The Federal Ministry of Education and Research, or BMBF for short, is providing funding for basic research in the area of universe and matter with its new program "Exploration of the Universe and Matter”, ErUM for short. Work on particles, matter, and the universe is intended to lay the foundations for the technologies of tomorrow and beyond.
The "ErUM-FSP T03 – Expansion of CMS at the LHC: Elementary Particle Physics With the CMS Experiment" project has now been approved. This coordinates the current CMS projects at RWTH, Karlsruhe Institute of Technology (KIT), Universität Hamburg, the University of Münster, and the DESY research center. The BMBF is providing the current CMS projects at RWTH with funding of more than ten million euros in total.
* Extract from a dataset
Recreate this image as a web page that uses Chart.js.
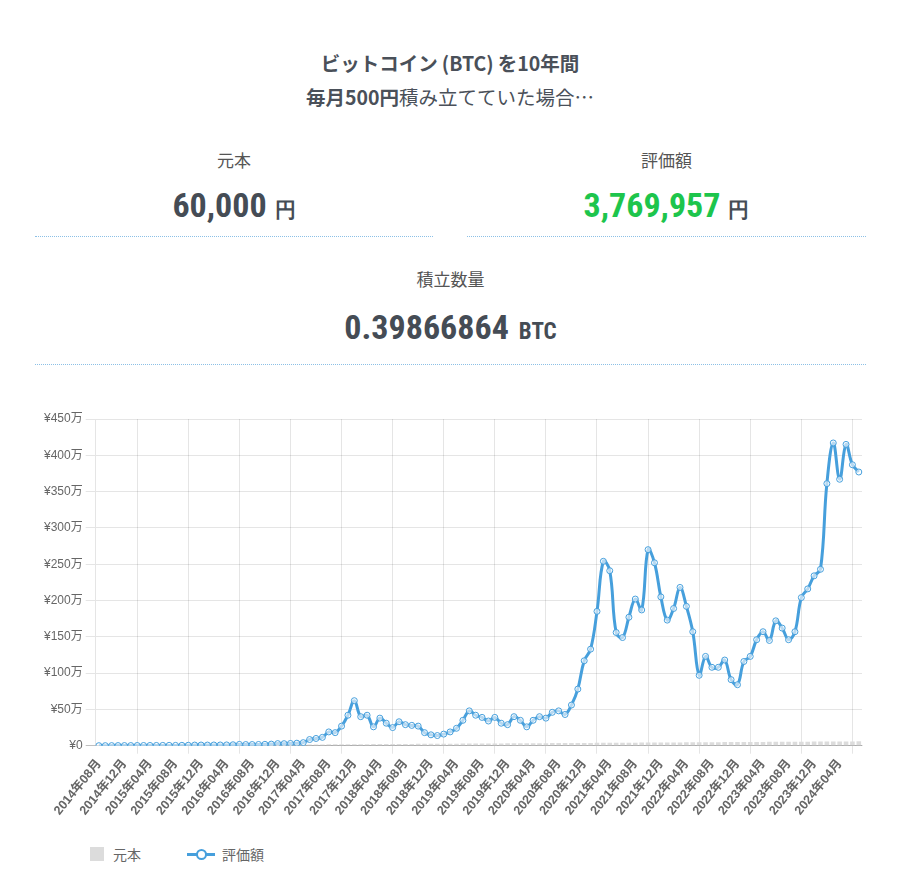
<!DOCTYPE html>
<html lang="ja">
<head>
<meta charset="utf-8">
<title>ビットコイン積立シミュレーション</title>
<script src="https://cdn.jsdelivr.net/npm/chart.js@4.4.1/dist/chart.umd.min.js"></script>
<style>
  body {
    margin: 0; width: 900px; height: 880px; position: relative; overflow: hidden;
    background: #fff; color: #4a5059;
    font-family: "Noto Sans CJK JP", "Noto Sans", sans-serif;
  }
  .titulo {
    position: absolute; top: 46px; left: 0; width: 900px;
    text-align: center; font-size: 19.5px; line-height: 34px;
  }
  .titulo b { font-weight: 700; }
  .titulo .par-a { margin-left: 4px; }
  .titulo .par-f { margin-right: 4px; }
  .stat { position: absolute; text-align: center; border-bottom: 1px dotted #8cc0e6; }
  .stat .rotulo { font-size: 17px; line-height: 28px; color: #555; height: 28px; }
  .stat .valor {
    font-family: "Roboto Condensed", "Liberation Sans Narrow", "DejaVu Sans Condensed", sans-serif;
    font-weight: 700; font-size: 34px; line-height: 44px; color: #454c55;
  }
  .stat .valor.verde { color: #1dc54c; }
  .stat .unid { font-size: 21px; color: #454c55; margin-left: 8px; }
  .stat .unid.btc { font-size: 23px; margin-left: 10px; }
  .legenda {
    position: absolute; top: 847px; left: 90px; height: 14px;
    display: flex; align-items: center; font-size: 14px; color: #666;
  }
  .sw-bar { width: 14px; height: 14px; background: #dcdcdc; margin-right: 9px; }
  .sw-line { position: relative; width: 28px; height: 14px; margin-left: 46px; margin-right: 7px; }
  .sw-line::before {
    content: ''; position: absolute; left: 0; right: 0; top: 6px; height: 3px; background: #469fdc;
  }
  .sw-line::after {
    content: ''; position: absolute; left: 9px; top: 2px; width: 7px; height: 7px;
    border: 2px solid #469fdc; border-radius: 50%; background: #fff;
  }
  .chart-box { position: absolute; left: 0; top: 400px; width: 900px; height: 421px; }
</style>
</head>
<body>

<div class="titulo">
  <b>ビットコイン<span class="par-a">(</span>BTC<span class="par-f">)</span>を10年間</b><br>
  <b>毎月500円</b>積み立てていた場合…
</div>

<div class="stat" style="left:35px; top:146px; width:398px; height:90px;">
  <div class="rotulo">元本</div>
  <div class="valor" style="margin-top:9px;">60,000<span class="unid">円</span></div>
</div>
<div class="stat" style="left:467px; top:146px; width:399px; height:90px;">
  <div class="rotulo">評価額</div>
  <div class="valor verde" style="margin-top:9px;">3,769,957<span class="unid">円</span></div>
</div>
<div class="stat" style="left:35px; top:265px; width:831px; height:99px;">
  <div class="rotulo">積立数量</div>
  <div class="valor" style="margin-top:12px;">0.39866864<span class="unid btc">BTC</span></div>
</div>

<div class="chart-box"><canvas id="grafico"></canvas></div>

<div class="legenda">
  <span class="sw-bar"></span><span>元本</span>
  <span class="sw-line"></span><span>評価額</span>
</div>

<script>
// meses: 2014年08月 .. 2024年07月 (120 meses)
const INICIO_ANO = 2014;
const INICIO_MES = 8;
const N_MESES = 120;

// 元本 (円) — 500円/月 acumulado
const GENPON = [
  500, 1000, 1500, 2000, 2500, 3000, 3500, 4000, 4500, 5000, 5500, 6000,
  6500, 7000, 7500, 8000, 8500, 9000, 9500, 10000, 10500, 11000, 11500, 12000,
  12500, 13000, 13500, 14000, 14500, 15000, 15500, 16000, 16500, 17000, 17500, 18000,
  18500, 19000, 19500, 20000, 20500, 21000, 21500, 22000, 22500, 23000, 23500, 24000,
  24500, 25000, 25500, 26000, 26500, 27000, 27500, 28000, 28500, 29000, 29500, 30000,
  30500, 31000, 31500, 32000, 32500, 33000, 33500, 34000, 34500, 35000, 35500, 36000,
  36500, 37000, 37500, 38000, 38500, 39000, 39500, 40000, 40500, 41000, 41500, 42000,
  42500, 43000, 43500, 44000, 44500, 45000, 45500, 46000, 46500, 47000, 47500, 48000,
  48500, 49000, 49500, 50000, 50500, 51000, 51500, 52000, 52500, 53000, 53500, 54000,
  54500, 55000, 55500, 56000, 56500, 57000, 57500, 58000, 58500, 59000, 59500, 60000,
];

// 評価額 (円)
const HYOUKA = [
  500, 1000, 1300, 1800, 2200, 2000, 2700, 3000, 3300, 3700, 4200, 4600,
  4500, 5000, 6000, 9000, 9500, 9000, 10000, 10200, 11000, 13000, 18000, 16000,
  16000, 17000, 19000, 22000, 29000, 28000, 31000, 35000, 42000, 85000, 100000, 115000,
  190000, 180000, 270000, 420000, 620000, 400000, 420000, 260000, 380000, 310000, 250000, 330000,
  290000, 280000, 270000, 180000, 150000, 140000, 160000, 190000, 240000, 350000, 480000, 420000,
  390000, 340000, 390000, 310000, 290000, 400000, 350000, 260000, 350000, 400000, 380000, 460000,
  480000, 430000, 560000, 780000, 1170000, 1330000, 1850000, 2540000, 2410000, 1560000, 1490000, 1770000,
  2020000, 1870000, 2700000, 2520000, 2050000, 1730000, 1890000, 2180000, 1920000, 1570000, 970000, 1230000,
  1080000, 1080000, 1180000, 910000, 840000, 1160000, 1230000, 1460000, 1570000, 1450000, 1720000, 1620000,
  1460000, 1570000, 2040000, 2160000, 2340000, 2430000, 3610000, 4170000, 3670000, 4150000, 3870000, 3769957,
];

const Y_MAX = 4500000;
const Y_STEP = 500000;

const PALETTE = {
  blue: '#469fdc',
  pointFill: 'rgba(255,255,255,0.6)',
  bar: '#dcdcdc',
  grid: 'rgba(0,0,0,0.1)',
  zero: 'rgba(0,0,0,0.25)',
  tick: '#666',
};

const labels = Array.from({ length: N_MESES }, (_, i) => {
  const m = INICIO_MES - 1 + i;
  const mm = String((m % 12) + 1).padStart(2, '0');
  return `${INICIO_ANO + Math.floor(m / 12)}年${mm}月`;
});

const fmtYen = (v) => (v === 0 ? '¥0' : `¥${v / 10000}万`);

Chart.defaults.font.family = "'Liberation Sans', 'Noto Sans CJK JP', sans-serif";
Chart.defaults.font.size = 12;
Chart.defaults.color = PALETTE.tick;

new Chart(document.getElementById('grafico'), {
  type: 'bar',
  data: {
    labels,
    datasets: [
      {
        type: 'line',
        label: '評価額',
        data: HYOUKA,
        order: 0,
        borderColor: PALETTE.blue,
        borderWidth: 3,
        tension: 0.4,
        fill: false,
        pointRadius: 3,
        pointBorderWidth: 1,
        pointBorderColor: PALETTE.blue,
        pointBackgroundColor: PALETTE.pointFill,
      },
      {
        type: 'bar',
        label: '元本',
        data: GENPON,
        order: 1,
        backgroundColor: PALETTE.bar,
      },
    ],
  },
  options: {
    responsive: true,
    maintainAspectRatio: false,
    animation: false,
    layout: { padding: { left: 41, right: 38, top: 19, bottom: 0 } },
    plugins: {
      legend: { display: false },
      tooltip: { enabled: false },
    },
    scales: {
      x: {
        grid: { color: PALETTE.grid, tickLength: 8 },
        ticks: {
          font: { size: 12.5, weight: 'bold' },
          minRotation: 51,
          maxRotation: 51,
          autoSkip: true,
          maxTicksLimit: 30,
        },
      },
      y: {
        min: 0,
        max: Y_MAX,
        grid: {
          tickLength: 10,
          color: (ctx) => (ctx.tick && ctx.tick.value === 0 ? PALETTE.zero : PALETTE.grid),
        },
        ticks: { stepSize: Y_STEP, callback: fmtYen },
      },
    },
  },
});
</script>
</body>
</html>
CMS stands for Compact Muon Solenoid and is one of four large-scale experiments operated at the Large Hadron Collider at CERN in Geneva, Switzerland, which is where the Higgs boson particle was discovered in 2012.
Professor Lutz Feld from the RWTH Institute of Physics I B – Particle Physics is the spokesperson of the ErUM until June 30, 2021. Besides Professor Feld, RWTH professors Kerstin Borras, Martin Erdmann, Thomas Hebbeker, Alexander Schmidt, and Achim Stahl from the Particle Physics Institutes I B, III A, and III B are also all involved in the project, as well as professors Michal Czakon, Robert Harlander, and Michael Krämer from the RWTH Institute for Theoretical Particle Physics and Cosmology.